As in many debut pamphlets, Urban Drift displays a variety of layout and form. Of course this is a matter of poetic taste, but I found the more experimental, impressionistic poems the least interesting. ‘Crow Flight (Oldbury)’ for instance describes a stretch of polluted canal near Dudley in bursts of words and phrases that do suggest the drift and flow of flotsam (and so of history), but for me the poem doesn’t go far beyond dscription, especially when compared to the acuity of others in the collection. Perhaps it works best when performed aloud. In ‘Out of Darkness Cometh Light’ an account of a train journey contains a similar passage where one long descriptive sentence, laid out as a section of prose poetry, mimics the view from the train. But it’s the moment where the poem reverts to more conventional lineation where I felt moved, pleased to return to the tension between poet and setting, a delicate sense of affection and longing:

Arrival: the ring road tarmac shines
and the lock-gate paint’s nail-varnishy.
Hand prints are white on the bus-station glass.

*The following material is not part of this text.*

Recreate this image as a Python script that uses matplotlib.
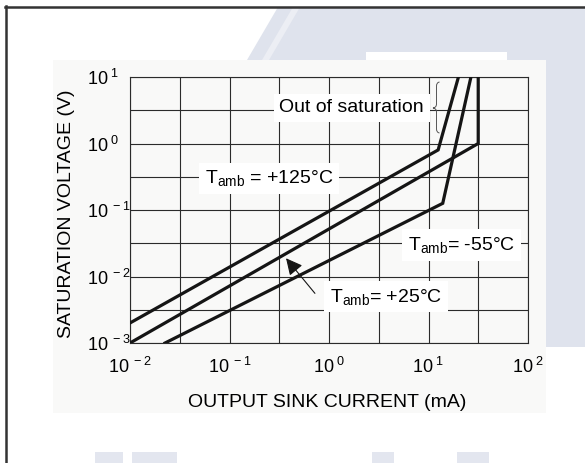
import matplotlib
matplotlib.use("Agg")
import matplotlib.pyplot as plt
from matplotlib.patches import Rectangle, Polygon, PathPatch
from matplotlib.path import Path
from matplotlib.lines import Line2D

# saturation voltage (V) vs output sink current (mA), one curve per T_amb
i_125 = [0.01, 12.5, 20.0]
v_125 = [0.002, 0.8, 10.0]
i_25 = [0.01, 31.6, 31.6]
v_25 = [0.001, 1.0, 10.0]
i_m55 = [0.0225, 13.9, 26.7]
v_m55 = [0.001, 0.126, 10.0]

# grid every half decade, labels on the decades
x_exp = [-2, -1.5, -1, -0.5, 0, 0.5, 1, 1.5, 2]
y_exp = [-3, -2.5, -2, -1.5, -1, -0.5, 0, 0.5, 1]

plt.rcParams['font.family'] = 'Liberation Sans'
plt.rcParams['mathtext.fontset'] = 'custom'
plt.rcParams['mathtext.rm'] = 'Liberation Sans'
plt.rcParams['mathtext.it'] = 'Liberation Sans:italic'
plt.rcParams['mathtext.bf'] = 'Liberation Sans:bold'

W, H = 585, 463
fig = plt.figure(figsize=(W / 100, H / 100), dpi=100)


def fx(x):
    return x / W


def fy(y):
    return 1 - y / H


# page background: watermark, grey card, frame
blue = '#dfe3ed'
fig.patches.append(Polygon([(fx(278), fy(7)), (1, fy(7)), (1, fy(347)), (fx(546), fy(347)),
                            (fx(546), fy(60)), (fx(247), fy(60))],
                           transform=fig.transFigure, facecolor=blue, edgecolor='none', zorder=-3))
fig.patches.append(Polygon([(fx(293), fy(7)), (fx(300), fy(7)), (fx(269), fy(60)), (fx(262), fy(60))],
                           transform=fig.transFigure, facecolor='#eceef4', edgecolor='none', zorder=-2))
fig.patches.append(Rectangle((fx(366), fy(60)), fx(507) - fx(366), 8 / H,
                             transform=fig.transFigure, facecolor='white', edgecolor='none', zorder=-2))
for x0, x1 in [(95, 123), (132, 177), (372, 394), (457, 489)]:
    fig.patches.append(Rectangle((fx(x0), 0), fx(x1) - fx(x0), 11 / H,
                                 transform=fig.transFigure, facecolor='#e3e6ef', edgecolor='none', zorder=-3))
fig.patches.append(Rectangle((fx(53), fy(413)), fx(546) - fx(53), (413 - 60) / H,
                             transform=fig.transFigure, facecolor='#f9f9f8', edgecolor='none', zorder=-1))
fig.lines.append(Line2D([fx(5), 1], [fy(6.5), fy(6.5)], transform=fig.transFigure,
                        color='#333333', lw=1.8, zorder=5))
fig.lines.append(Line2D([fx(6), fx(6)], [fy(5.8), 0], transform=fig.transFigure,
                        color='#333333', lw=1.8, zorder=5))

ax = fig.add_axes([fx(130), fy(343), (528 - 130) / W, (343 - 77) / H])
ax.set_facecolor('none')
ax.set_xscale('log')
ax.set_yscale('log')
ax.set_xlim(0.01, 100)
ax.set_ylim(0.001, 10)

ax.set_xticks([10 ** e for e in x_exp])
ax.set_xticklabels(['$10^{\\ %d}$' % e if e == int(e) else '' for e in x_exp], fontsize=13)
ax.set_yticks([10 ** e for e in y_exp])
ax.set_yticklabels(['$10^{\\ %d}$' % e if e == int(e) else '' for e in y_exp], fontsize=13)
ax.minorticks_off()
ax.tick_params(length=0)
ax.tick_params(axis='x', pad=10)
ax.tick_params(axis='y', pad=31)
for lab in ax.get_yticklabels():
    lab.set_ha('left')

ax.grid(True, color='#2b2b2b', lw=0.8)
for sp in ax.spines.values():
    sp.set_color('#2b2b2b')
    sp.set_linewidth(0.8)

ax.set_xlabel('OUTPUT SINK CURRENT (mA)', fontsize=14)
ax.xaxis.label.set_va('baseline')
ax.xaxis.set_label_coords(0.495, -0.2406)
ax.set_ylabel('SATURATION VOLTAGE (V)', fontsize=14)
ax.yaxis.label.set_va('baseline')
ax.yaxis.set_label_coords(-0.149, 0.485)

line_kw = dict(color='#151515', lw=2.3, solid_joinstyle='miter', zorder=3)
ax.plot(i_125, v_125, **line_kw)
ax.plot(i_25, v_25, **line_kw)
ax.plot(i_m55, v_m55, **line_kw)

box = dict(facecolor='white', edgecolor='none', pad=4)
ax.text(9.0, 3.42, 'Out of saturation', fontsize=14, ha='right', va='center', bbox=box, zorder=4)
ax.text(0.0568, 0.252, 'T$_{\\mathregular{amb}}$ = +125\u00b0C', fontsize=14, ha='left',
        va='baseline', bbox=box, zorder=4)
ax.text(6.22, 0.025, 'T$_{\\mathregular{amb}}$= -55\u00b0C', fontsize=14, ha='left',
        va='baseline', bbox=box, zorder=4)
ax.text(1.023, 0.00418, 'T$_{\\mathregular{amb}}$= +25\u00b0C', fontsize=14, ha='left',
        va='baseline', bbox=box, zorder=4)
ax.annotate('', xy=(0.370, 0.0188), xytext=(0.722, 0.00558),
            arrowprops=dict(arrowstyle='-|>', color='#151515', lw=0.8,
                            mutation_scale=25, shrinkA=0, shrinkB=0), zorder=4)


# curly brace beside the "Out of saturation" label
def axp(x, y):
    return ((x - 130) / 398, (343 - y) / 266)


brace = [(439.5, 82), (436.5, 82.5), (436.5, 86), (436.5, 104), (436.5, 107.5), (433, 108),
         (436.5, 108.5), (436.5, 112), (436.5, 129), (436.5, 132.5), (439.5, 133)]
codes = [Path.MOVETO, Path.CURVE3, Path.CURVE3, Path.LINETO, Path.CURVE3, Path.CURVE3,
         Path.CURVE3, Path.CURVE3, Path.LINETO, Path.CURVE3, Path.CURVE3]
ax.add_patch(PathPatch(Path([axp(x, y) for x, y in brace], codes), transform=ax.transAxes,
                       facecolor='none', edgecolor='#555555', lw=0.7, clip_on=False, zorder=4))

fig.savefig('out.png', dpi=100, facecolor='white')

The form that seems to me to be emerging as Burdett’s very own is more focused and assured. The best poems here wear their originality quietly. Many make good use of end-stopped lines or stanzas to afford a taut, transient touch. ‘Berlin Talisman’ is a good example, chronicling a friendship or relationship and then perhaps its fading away. The gift of a “vintage plastic bird brooch” is given temporary life “singing brightly from a nest of tat”, then is eventually lost after “moving city”. For me, the clipped lines say a great deal about the fragility of the brooch, both precious and tatty; the form is working beautifully to suggest feelings that flare and are left behind as life moves on.

As the sequence comes to an end, the theme of urban drift and decay is softened by poems that speak of resilience, both of the landscape and of its inhabitants. In ‘Bethesda’, at the spooky site of an abandoned hospital, the poet’s companion “feels safe here, closest to her ‘taid ‘” (another dialect word, for grandfather), and the enduring stones of the hillside seem to offer reassurance.

Slate piles settle,sharp edges
smoothed over decades.
Prevailing winds scour one side
of each heap’s fine moss coat.

The final poems signal hope for the future: there are sightings of bird species,

lichen is returning 
spread thick as butter along the older fence tops.

This is a very enjoyable debut, written with verve and commitment; I’m looking forward already to what may come next.